Competitive Drive?

Tomorrow marks the end of the National Mobility Equipment Dealers Association (NMEDA)‘s fifth annual Local Heroes Contest. Thank goodness! Why do I hate it? Let me count the ways…

  1. The name. We can get the obvious out of the way first. Local “heroes”? Clearly, the Association is referring to people with disabilities as heroes. It’s inspiration porn at its worst. The people, for the most part, entering the contest are regular, every day individuals that simply need some assistance with transportation needs. Being disabled does not equate to heroism.
  2. The design. You might say, “Well, Emily, some disabled people are heroes. What about the disabled vet who had his legs blown off in Afghanistan? What about the gal who tirelessly fought to expand independent living services in her county? Isn’t it great that the Association wants to get these people more mobile?” If only that were true… Instead, anyone can enter the contest. And the public at large votes for the top contenders. That’s right, my friend: the Association is merely sponsoring a popularity contest with the objective of getting its name out there.
  3. The private consequences. A new van generally costs around $60,000, depending upon the modifications required by each user. This makes it incredibly difficult for many people with disabilities to secure personal transport.  I entered the contest the first year, not realizing what a disgrace it is. I quit promoting myself after I realized at the vast majority of my friends with physical disabilities also entered the contest. Social media feeds began to get nasty, with friends arguing one was more deserving another. Not something I wanted to be a part of.
  4. The public consequences. Absolutely nothing. Can the Association demonstrate how the contest has benefited people with disabilities in an overarching manner? I think not. More groups have not been created to lower the cost of accessible vehicles. Individuals are still struggling to make it to health appointments and work on a daily basis. The contest has done nothing other than result in vehicles for a few people, whose contributions are generally unremarkable.

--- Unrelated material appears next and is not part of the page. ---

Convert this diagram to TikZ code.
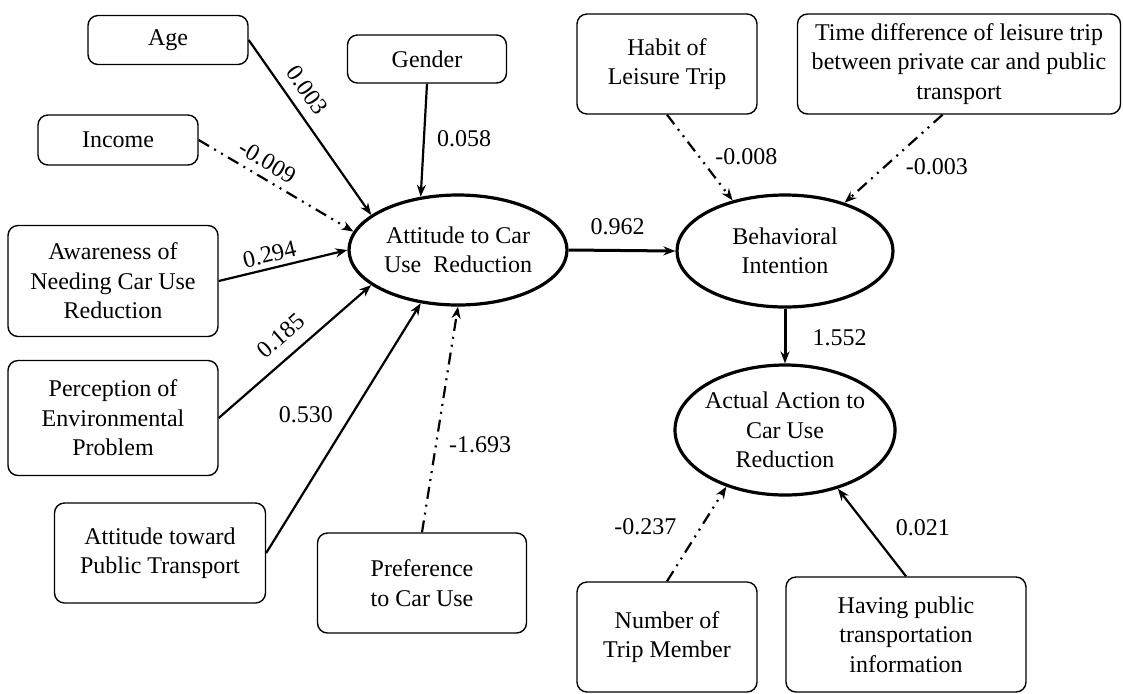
\documentclass[tikz,border=0pt]{standalone}
\usepackage{fontspec}
\setmainfont{Liberation Serif}
\usetikzlibrary{arrows.meta,shapes.geometric}

\begin{document}
\begin{tikzpicture}[
  x=0.5pt, y=-0.5pt,
  every node/.style={font=\fontsize{12}{14.7}\selectfont},
  factor/.style={draw,rounded corners=5pt,line width=0.7pt,align=center,inner sep=2pt},
  latent/.style={draw,ellipse,line width=1.6pt,align=center,inner sep=0pt,inner xsep=-2pt},
  effect/.style={line width=1.1pt,-{Stealth[length=6pt,width=4.5pt]}},
  weak/.style={effect,dash pattern=on 6pt off 3pt on 1pt off 3pt on 1pt off 3pt},
  coef/.style={inner sep=1pt}
]
  \useasboundingbox (0,0) rectangle (1123,693);

  \node[factor,minimum width=80pt,minimum height=24.5pt] (age) at (168,40) {Age};
  \node[factor,minimum width=79.5pt,minimum height=24pt] (gender) at (427,59) {Gender};
  \node[factor,minimum width=80pt,minimum height=25pt] (income) at (118,140) {Income};
  \node[factor,minimum width=105pt,minimum height=55.5pt] (aware) at (113,281)
    {Awareness of\\Needing Car Use\\Reduction};
  \node[factor,minimum width=105pt,minimum height=57.5pt] (envir) at (113,418)
    {Perception of\\Environmental\\Problem};
  \node[factor,minimum width=105.5pt,minimum height=50pt] (ptatt) at (160,553)
    {Attitude toward\\Public Transport};
  \node[factor,minimum width=104.5pt,minimum height=50pt] (pref) at (422,583)
    {Preference\\to Car Use};
  \node[factor,minimum width=90pt,minimum height=50pt] (habit) at (667,64)
    {Habit of\\Leisure Trip};
  \node[factor,minimum width=161.5pt,minimum height=50pt] (timediff) at (959,64)
    {Time difference of leisure trip\\between private car and public\\transport};
  \node[factor,minimum width=90pt,minimum height=55pt] (member) at (667,637)
    {Number of\\Trip Member};
  \node[factor,minimum width=120pt,minimum height=57.5pt] (info) at (906,634.5)
    {Having public\\transportation\\information};

  \node[latent,minimum width=109pt,minimum height=55pt] (att) at (458,250)
    {Attitude to Car\\Use~ Reduction};
  \node[latent,minimum width=108pt,minimum height=56pt] (intent) at (785,251)
    {Behavioral\\Intention};
  \node[latent,minimum width=110pt,minimum height=65pt] (action) at (785,430)
    {Actual Action to\\Car Use\\Reduction};

  \draw[effect] (age.east) -- node[coef,sloped,above=4pt,pos=0.35] {0.003} (att.158);
  \draw[effect] (gender.south) -- node[coef,right=5pt,pos=0.49] {0.058} (att.125);
  \draw[weak] (income.east) -- node[coef,sloped,above=2.5pt,pos=0.39] {-0.009} (att.170);
  \draw[effect] (aware.east) -- node[coef,sloped,above=1.5pt,pos=0.42] {0.294} (att.180);
  \draw[effect] (envir.east) -- node[coef,sloped,above=5pt,pos=0.5] {0.185} (att.202);
  \draw[effect] (ptatt.east) -- node[coef,left=8pt,pos=0.555] {0.530} (att.235);
  \draw[weak] (pref.north) -- node[coef,right=5pt,pos=0.39] {-1.693} (att.270);
  \draw[effect,line width=1.5pt] (att.east) -- node[coef,above=6pt,pos=0.46] {0.962} (intent.west);
  \draw[weak] (habit.south) -- node[coef,right=6.5pt,pos=0.49] {-0.008} (intent.136);
  \draw[weak] (timediff.252) -- node[coef,right=9pt,pos=0.59] {-0.003} (intent.39);
  \draw[effect,line width=1.5pt] (intent.south) -- node[coef,right=12pt,pos=0.53] {1.552} (action.north);
  \draw[weak] (member.north) -- node[coef,left=11pt,pos=0.58] {-0.237} (action.224);
  \draw[effect] (info.north) -- node[coef,right=12.5pt,pos=0.56] {0.021} (action.312);
\end{tikzpicture}
\end{document}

I would encourage NMEDA members to quit supporting such a ridiculous endeavor. Time and money could better be spent creating sustainable programs that would support more individuals in accessing their own accessible vehicles. Why not start a low-interest car loan program? Why not offer smaller grants to people that are genuinely engaged in heroic pursuits that benefit the disability community? It’s high time the existing contest hit the road.

Wheels on Wheels

When you ask people with disabilities about their number one barrier, transportation is a frequent reply. (More than 500,000 people report never leaving their homes due to lack of transportation. For more on this, and other alarming statistics, look here.) In addition to being an American symbol of freedom, personal vehicles are often necessary to maintain employment, social contact, and good health. Public transportation is not available in rural areas, and even city paratransit services often leave those with disabilities waiting for hours. Although urban millennials have been pushing for more universal public transit, legislatures like my own Indiana General Assembly are stuck in old transportation paradigms.

I am fortunate enough to use an accessible vehicle purchased by my parents, a 1999 Chevy Savana, modified by a previous owner. (See here for a lively visual and rap song.) However, we learned in April 2015 that the van would no longer be insured as of April 2016. Apparently it was too old. Thus began the process of trying to get a new adaptive vehicle.

Vocational Rehabilitation (VR) programs exist in every state, a jointly funded state and federal program to help people with disabilities achieve and maintain employment. Where a vehicle is necessary for job success (e.g., one needs a vehicle to drive to work), VR will pay for the cost of vehicle modifications. Unfortunately, VR only purchases the modifications – that is, the lift or ramp, the wheelchair tiedowns, etc. – and the client is responsible for providing the vehicle. Individual VR programs set rules regarding the type of vehicle that they will modify, frequently requiring new or gently-used ones in order to ensure that the modifications will be used for years to come. Effectively, this means that people, who sometimes are not even employed yet, are on the hook to purchase a $30,000 van. Yet, because modifications run upwards of $20,000, going through VR is worth it.

I contacted my local VR office in May 2015 and expressed my desire having my case reopened. The local supervisor stated that a new case would have to be opened, given the expensive nature of my request. Okay… I was then informed that I could get in for an appointment in September, a clear violation of VR regulations. Good thing I’m a lawyer, huh? After some self-advocacy on my part, we finally got the paperwork started.


Today, I finally got my van I named her Clover, in honor of St. Patrick’s Day, and because I know how lucky I am to have her. I’m grateful for the financial resources to purchase the Dodge Grand Caravan, and for the taxpayer-funded $22,000 in modifications.

I still wonder what happens to people who are looking for jobs and can’t yet afford the price of a modification-ready vehicle. To my knowledge, no private funding sources currently exist. Some public funding is available to veterans, but not the average cripple. Do you have any creative solutions for the funding of accessible vehicle?